L’amont du bassin, un filtre naturel menacé

Quand la pluie tombe sur une forêt, elle s’infiltre lentement dans le sol, purifiée au passage par la végétation et les racines qui retiennent les sédiments et les polluants. Mais quand cette même pluie tombe sur une rue asphaltée ou un quartier résidentiel, elle ruisselle rapidement vers les cours d’eau, emportant avec elle des hydrocarbures, des pesticides, des sels de déglaçage et d’autres contaminants. Le bassin versant du lac Saint-Charles a subi une urbanisation rapide ces dernières décennies, entraînant la destruction de nombreuses zones humides et forêts qui jouaient autrefois le rôle de filtres naturels.
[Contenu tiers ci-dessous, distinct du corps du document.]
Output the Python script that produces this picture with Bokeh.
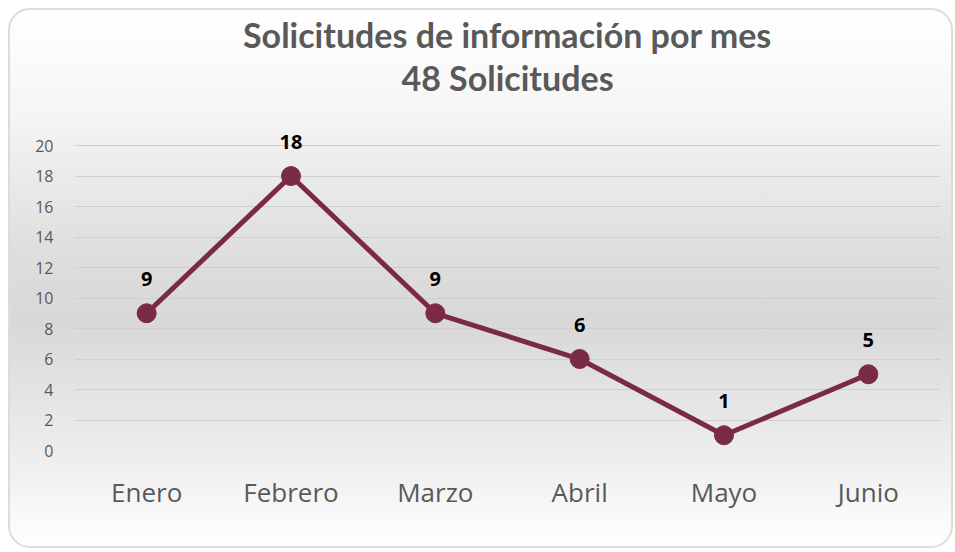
from bokeh.plotting import figure
from bokeh.models import ColumnDataSource, LabelSet, FixedTicker, Range1d, Title
from bokeh.embed import file_html
from bokeh.resources import INLINE
from bokeh.core.properties import value

months = ["Enero", "Febrero", "Marzo", "Abril", "Mayo", "Junio"]
counts = [9, 18, 9, 6, 1, 5]
y_ticks = [0, 2, 4, 6, 8, 10, 12, 14, 16, 18, 20]
title_main = "Solicitudes de información por mes"
title_sub = "48 Solicitudes"

LINE = "#7A2A47"
GRAY = "#595959"

src = ColumnDataSource(dict(m=months, c=counts, t=[str(v) for v in counts]))

p = figure(x_range=months, y_range=Range1d(0, 23.15), width=945, height=540,
           output_backend="svg", toolbar_location=None, title=None,
           min_border_left=64, min_border_right=15, min_border_bottom=100, min_border_top=87)

for txt in (title_sub, title_main):
    p.add_layout(Title(text=txt, align="center", text_font="Lato",
                       text_font_size="34px", text_font_style="bold", text_color=GRAY,
                       text_line_height=1.0, offset=0, standoff=0), "above")

p.background_fill_alpha = 0
p.border_fill_alpha = 0
p.outline_line_color = None
p.styles = {
    "margin-left": "8px",
    "margin-top": "8px",
    "background": "linear-gradient(to bottom, #ffffff 0%, #f6f6f6 18%, #dedede 45%, #d8d8d8 58%, #efefef 85%, #ffffff 100%)",
    "border": "2px solid #dcdcdc",
    "border-radius": "22px",
    "box-sizing": "border-box",
}

p.xgrid.grid_line_color = None
p.ygrid.grid_line_color = "#cfcfcf"
p.ygrid.grid_line_width = 1
p.yaxis.ticker = FixedTicker(ticks=y_ticks)

for ax in (p.xaxis, p.yaxis):
    ax.axis_line_color = None
    ax.major_tick_line_color = None
    ax.minor_tick_line_color = None
    ax.major_label_text_color = GRAY
    ax.major_label_text_font = "Open Sans"

p.yaxis.major_label_text_font_size = "16px"
p.yaxis.major_label_standoff = 15
p.xaxis.major_label_text_font_size = "26px"
p.xaxis.major_label_standoff = 17
p.x_range.range_padding = 0

p.line("m", "c", source=src, line_color=LINE, line_width=5)
p.scatter("m", "c", source=src, size=19, fill_color=LINE, line_color=LINE)

labels = LabelSet(x="m", y="c", text="t", source=src, y_offset=34,
                  text_align="center", text_baseline="middle",
                  text_font=value("Open Sans"), text_font_style="bold",
                  text_font_size="20px", text_color="#000000")
p.add_layout(labels)

open("out.html", "w").write(file_html(p, INLINE))
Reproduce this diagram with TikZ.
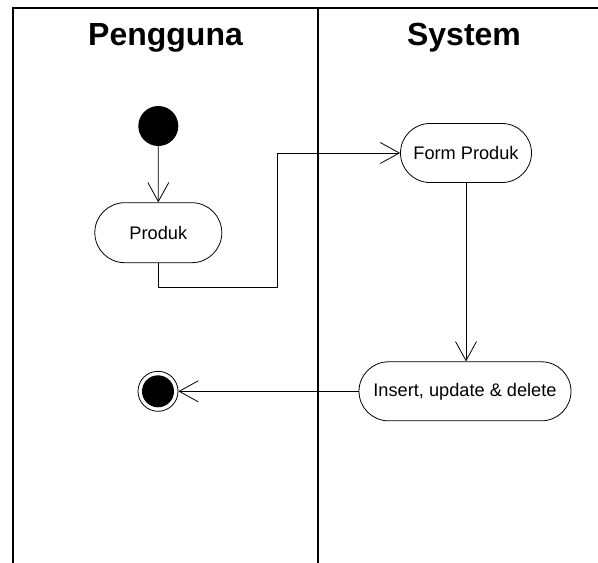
\documentclass[tikz,border=0pt]{standalone}
\usepackage{fontspec}
\setmainfont{Liberation Sans}
\usetikzlibrary{arrows.meta,shapes.misc}

\begin{document}
\begin{tikzpicture}[x=1pt,y=-1pt,
    lane/.style={font=\bfseries\fontsize{32}{38}\selectfont,anchor=base,inner sep=0pt},
    action/.style={rounded rectangle,draw,line width=0.8pt,minimum height=59pt,inner sep=0pt,font=\fontsize{18.2}{22}\selectfont},
    flow/.style={line width=0.8pt,-{Straight Barb[length=19pt,width=21pt,line width=0.8pt]}}]
    \useasboundingbox (0,0) rectangle (598,563);
    % Lanes
    \draw[line width=2pt] (598,7.5) -- (12.5,7.5) -- (12.5,563);
    \draw[line width=2pt] (317.5,7.5) -- (317.5,563);
    \node[lane] (pengguna) at (165.5,45) {Pengguna};
    \node[lane] (system) at (464,45) {System};
    % Activities
    \node[circle,fill,minimum size=40pt,inner sep=0pt] (start) at (158.3,126) {};
    \node[action,minimum width=127pt,minimum height=60pt] (produk) at (158.3,232.7) {Produk};
    \node[action,minimum width=131pt] (form) at (466,153) {Form Produk};
    \node[action,minimum width=212pt] (crud) at (465,391.3) {Insert, update \& delete};
    \node[circle,draw,line width=0.8pt,minimum size=40pt,inner sep=0pt] (end) at (158,391.3) {};
    \node[circle,fill,minimum size=32pt,inner sep=0pt] (endin) at (end) {};
    \coordinate (bend) at (277.7,153);
    % Flows
    \draw[flow] (start) -- (produk);
    \draw[flow] (produk.south) -- ++(0,24.6) -| (bend) -- (form.west);
    \draw[flow] (form.south) -- (form.south |- crud.north);
    \draw[flow] (crud) -- (end);
\end{tikzpicture}
\end{document}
En plus de ces polluants chimiques, une autre menace plus insidieuse s’ajoute : l’apport excessif en nutriments comme le phosphore et l’azote, en provenance des eaux usées (environ 2200 installations septiques dans le bassin versant du lac Saint-Charles et deux usines de traitement d’eaux usées à étang aérées en amont du lac). En 2006, une première efflorescence de cyanobactéries a été rapportée. Depuis, une eutrophisation accélérée est observée. C’est un avertissement clair que nous devons changer nos pratiques avant qu’il ne soit trop tard.

 

Le lac Saint-Charles, un réservoir en souffrance

Nous avons tendance à voir un lac comme une simple étendue d’eau stagnante. En réalité, il s’agit d’un écosystème dynamique, fragile et interconnecté. Chaque geste posé sur ses rives, sur le lac et dans son bassin versant à un impact. La navigation, par exemple, remue les sédiments du fond du lac, rendant l’eau plus trouble et limitant la lumière essentielle aux plantes aquatiques. L’artificialisation des berges avec des quais et des murs de soutènement empêche la végétation naturelle d’absorber l’excès de nutriments et accélère l’érosion des sols. Dans le cas du lac Saint-Charles, c’est l’urbanisation croissante dans l’ensemble dans son bassin versant ainsi que les eaux usées en provenance des installations septiques autonomes et des deux usines de traitement d’eaux usées sont particulièrement problématiques. À cela s’ajoute le réseau routier, la coupe forestière, etc.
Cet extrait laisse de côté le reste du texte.